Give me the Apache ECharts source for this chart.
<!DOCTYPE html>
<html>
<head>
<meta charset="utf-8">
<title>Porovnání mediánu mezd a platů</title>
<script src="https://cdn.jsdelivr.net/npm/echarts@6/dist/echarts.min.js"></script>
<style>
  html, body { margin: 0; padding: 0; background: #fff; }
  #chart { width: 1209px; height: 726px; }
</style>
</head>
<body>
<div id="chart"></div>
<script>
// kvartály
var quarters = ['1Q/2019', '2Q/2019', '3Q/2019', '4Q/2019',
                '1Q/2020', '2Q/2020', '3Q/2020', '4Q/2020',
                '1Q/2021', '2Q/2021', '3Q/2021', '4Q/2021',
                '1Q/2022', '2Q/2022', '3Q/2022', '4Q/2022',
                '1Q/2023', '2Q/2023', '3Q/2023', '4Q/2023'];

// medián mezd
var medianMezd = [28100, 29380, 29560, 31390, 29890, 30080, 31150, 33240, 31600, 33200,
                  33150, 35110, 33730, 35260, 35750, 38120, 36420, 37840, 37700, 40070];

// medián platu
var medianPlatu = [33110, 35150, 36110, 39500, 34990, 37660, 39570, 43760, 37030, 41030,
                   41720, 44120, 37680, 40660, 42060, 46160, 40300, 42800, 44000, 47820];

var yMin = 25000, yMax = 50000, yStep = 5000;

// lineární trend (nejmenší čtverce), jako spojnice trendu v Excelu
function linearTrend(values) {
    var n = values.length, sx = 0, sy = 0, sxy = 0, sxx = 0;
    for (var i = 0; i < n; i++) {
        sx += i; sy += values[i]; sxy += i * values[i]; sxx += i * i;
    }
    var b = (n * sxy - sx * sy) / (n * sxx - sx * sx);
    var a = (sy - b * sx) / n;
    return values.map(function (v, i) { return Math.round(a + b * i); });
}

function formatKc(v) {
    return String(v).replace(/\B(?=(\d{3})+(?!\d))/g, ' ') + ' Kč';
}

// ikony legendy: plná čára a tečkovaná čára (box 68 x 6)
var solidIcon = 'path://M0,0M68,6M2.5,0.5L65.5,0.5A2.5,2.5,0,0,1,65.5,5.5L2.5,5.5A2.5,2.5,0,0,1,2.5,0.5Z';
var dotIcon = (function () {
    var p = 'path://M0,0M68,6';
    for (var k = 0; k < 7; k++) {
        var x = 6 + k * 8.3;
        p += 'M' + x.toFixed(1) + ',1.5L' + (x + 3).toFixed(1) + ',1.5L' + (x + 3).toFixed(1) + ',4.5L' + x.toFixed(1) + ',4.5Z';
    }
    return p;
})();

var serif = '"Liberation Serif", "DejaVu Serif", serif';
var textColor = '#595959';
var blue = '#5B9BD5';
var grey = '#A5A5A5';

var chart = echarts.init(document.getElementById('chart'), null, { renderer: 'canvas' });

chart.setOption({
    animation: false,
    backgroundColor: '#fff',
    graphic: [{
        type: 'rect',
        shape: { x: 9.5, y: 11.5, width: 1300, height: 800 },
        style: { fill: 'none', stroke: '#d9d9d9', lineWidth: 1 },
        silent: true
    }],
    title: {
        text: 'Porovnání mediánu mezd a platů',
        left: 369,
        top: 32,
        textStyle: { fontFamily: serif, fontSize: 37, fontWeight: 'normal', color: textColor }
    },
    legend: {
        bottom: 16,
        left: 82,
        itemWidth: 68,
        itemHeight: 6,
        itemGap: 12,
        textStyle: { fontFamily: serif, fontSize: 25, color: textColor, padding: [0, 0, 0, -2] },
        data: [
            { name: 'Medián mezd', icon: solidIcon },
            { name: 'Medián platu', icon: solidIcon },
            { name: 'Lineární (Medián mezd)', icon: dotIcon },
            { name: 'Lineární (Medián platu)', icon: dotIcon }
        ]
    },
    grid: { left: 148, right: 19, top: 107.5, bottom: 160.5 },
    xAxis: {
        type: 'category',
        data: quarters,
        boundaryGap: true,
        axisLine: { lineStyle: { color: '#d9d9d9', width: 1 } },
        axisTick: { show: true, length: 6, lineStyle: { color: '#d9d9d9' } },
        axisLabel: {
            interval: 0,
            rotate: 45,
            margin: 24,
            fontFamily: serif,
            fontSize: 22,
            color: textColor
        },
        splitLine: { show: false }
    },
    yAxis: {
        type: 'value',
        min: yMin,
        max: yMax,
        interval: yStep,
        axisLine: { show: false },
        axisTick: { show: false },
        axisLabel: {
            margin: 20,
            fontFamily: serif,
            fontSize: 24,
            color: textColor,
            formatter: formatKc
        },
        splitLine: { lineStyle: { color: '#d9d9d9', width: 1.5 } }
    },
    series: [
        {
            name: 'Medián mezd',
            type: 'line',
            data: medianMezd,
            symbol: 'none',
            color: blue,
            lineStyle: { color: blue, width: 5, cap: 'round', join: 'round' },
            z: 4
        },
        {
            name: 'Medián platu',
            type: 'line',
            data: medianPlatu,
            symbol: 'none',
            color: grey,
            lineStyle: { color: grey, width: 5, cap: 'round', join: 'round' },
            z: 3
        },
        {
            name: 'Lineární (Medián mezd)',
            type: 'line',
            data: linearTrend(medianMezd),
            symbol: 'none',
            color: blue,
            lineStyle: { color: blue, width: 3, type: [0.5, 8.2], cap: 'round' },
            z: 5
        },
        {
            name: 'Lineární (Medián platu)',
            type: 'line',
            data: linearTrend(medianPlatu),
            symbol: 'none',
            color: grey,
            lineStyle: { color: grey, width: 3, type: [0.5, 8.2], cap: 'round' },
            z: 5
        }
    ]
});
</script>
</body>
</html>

.....

**Do this:** Transcribe all lines as written.

**Result of this exercise:**
Give me the Apache ECharts source for this chart.
<!DOCTYPE html>
<html>
<head>
<meta charset="utf-8">
<title>Porovnání mediánu mezd a platů</title>
<script src="https://cdn.jsdelivr.net/npm/echarts@6/dist/echarts.min.js"></script>
<style>
  html, body { margin: 0; padding: 0; background: #fff; }
  #chart { width: 1209px; height: 726px; }
</style>
</head>
<body>
<div id="chart"></div>
<script>
// kvartály
var quarters = ['1Q/2019', '2Q/2019', '3Q/2019', '4Q/2019',
                '1Q/2020', '2Q/2020', '3Q/2020', '4Q/2020',
                '1Q/2021', '2Q/2021', '3Q/2021', '4Q/2021',
                '1Q/2022', '2Q/2022', '3Q/2022', '4Q/2022',
                '1Q/2023', '2Q/2023', '3Q/2023', '4Q/2023'];

// medián mezd
var medianMezd = [28100, 29380, 29560, 31390, 29890, 30080, 31150, 33240, 31600, 33200,
                  33150, 35110, 33730, 35260, 35750, 38120, 36420, 37840, 37700, 40070];

// medián platu
var medianPlatu = [33110, 35150, 36110, 39500, 34990, 37660, 39570, 43760, 37030, 41030,
                   41720, 44120, 37680, 40660, 42060, 46160, 40300, 42800, 44000, 47820];

var yMin = 25000, yMax = 50000, yStep = 5000;

// lineární trend (nejmenší čtverce), jako spojnice trendu v Excelu
function linearTrend(values) {
    var n = values.length, sx = 0, sy = 0, sxy = 0, sxx = 0;
    for (var i = 0; i < n; i++) {
        sx += i; sy += values[i]; sxy += i * values[i]; sxx += i * i;
    }
    var b = (n * sxy - sx * sy) / (n * sxx - sx * sx);
    var a = (sy - b * sx) / n;
    return values.map(function (v, i) { return Math.round(a + b * i); });
}

function formatKc(v) {
    return String(v).replace(/\B(?=(\d{3})+(?!\d))/g, ' ') + ' Kč';
}

// ikony legendy: plná čára a tečkovaná čára (box 68 x 6)
var solidIcon = 'path://M0,0M68,6M2.5,0.5L65.5,0.5A2.5,2.5,0,0,1,65.5,5.5L2.5,5.5A2.5,2.5,0,0,1,2.5,0.5Z';
var dotIcon = (function () {
    var p = 'path://M0,0M68,6';
    for (var k = 0; k < 7; k++) {
        var x = 6 + k * 8.3;
        p += 'M' + x.toFixed(1) + ',1.5L' + (x + 3).toFixed(1) + ',1.5L' + (x + 3).toFixed(1) + ',4.5L' + x.toFixed(1) + ',4.5Z';
    }
    return p;
})();

var serif = '"Liberation Serif", "DejaVu Serif", serif';
var textColor = '#595959';
var blue = '#5B9BD5';
var grey = '#A5A5A5';

var chart = echarts.init(document.getElementById('chart'), null, { renderer: 'canvas' });

chart.setOption({
    animation: false,
    backgroundColor: '#fff',
    graphic: [{
        type: 'rect',
        shape: { x: 9.5, y: 11.5, width: 1300, height: 800 },
        style: { fill: 'none', stroke: '#d9d9d9', lineWidth: 1 },
        silent: true
    }],
    title: {
        text: 'Porovnání mediánu mezd a platů',
        left: 369,
        top: 32,
        textStyle: { fontFamily: serif, fontSize: 37, fontWeight: 'normal', color: textColor }
    },
    legend: {
        bottom: 16,
        left: 82,
        itemWidth: 68,
        itemHeight: 6,
        itemGap: 12,
        textStyle: { fontFamily: serif, fontSize: 25, color: textColor, padding: [0, 0, 0, -2] },
        data: [
            { name: 'Medián mezd', icon: solidIcon },
            { name: 'Medián platu', icon: solidIcon },
            { name: 'Lineární (Medián mezd)', icon: dotIcon },
            { name: 'Lineární (Medián platu)', icon: dotIcon }
        ]
    },
    grid: { left: 148, right: 19, top: 107.5, bottom: 160.5 },
    xAxis: {
        type: 'category',
        data: quarters,
        boundaryGap: true,
        axisLine: { lineStyle: { color: '#d9d9d9', width: 1 } },
        axisTick: { show: true, length: 6, lineStyle: { color: '#d9d9d9' } },
        axisLabel: {
            interval: 0,
            rotate: 45,
            margin: 24,
            fontFamily: serif,
            fontSize: 22,
            color: textColor
        },
        splitLine: { show: false }
    },
    yAxis: {
        type: 'value',
        min: yMin,
        max: yMax,
        interval: yStep,
        axisLine: { show: false },
        axisTick: { show: false },
        axisLabel: {
            margin: 20,
            fontFamily: serif,
            fontSize: 24,
            color: textColor,
            formatter: formatKc
        },
        splitLine: { lineStyle: { color: '#d9d9d9', width: 1.5 } }
    },
    series: [
        {
            name: 'Medián mezd',
            type: 'line',
            data: medianMezd,
            symbol: 'none',
            color: blue,
            lineStyle: { color: blue, width: 5, cap: 'round', join: 'round' },
            z: 4
        },
        {
            name: 'Medián platu',
            type: 'line',
            data: medianPlatu,
            symbol: 'none',
            color: grey,
            lineStyle: { color: grey, width: 5, cap: 'round', join: 'round' },
            z: 3
        },
        {
            name: 'Lineární (Medián mezd)',
            type: 'line',
            data: linearTrend(medianMezd),
            symbol: 'none',
            color: blue,
            lineStyle: { color: blue, width: 3, type: [0.5, 8.2], cap: 'round' },
            z: 5
        },
        {
            name: 'Lineární (Medián platu)',
            type: 'line',
            data: linearTrend(medianPlatu),
            symbol: 'none',
            color: grey,
            lineStyle: { color: grey, width: 3, type: [0.5, 8.2], cap: 'round' },
            z: 5
        }
    ]
});
</script>
</body>
</html>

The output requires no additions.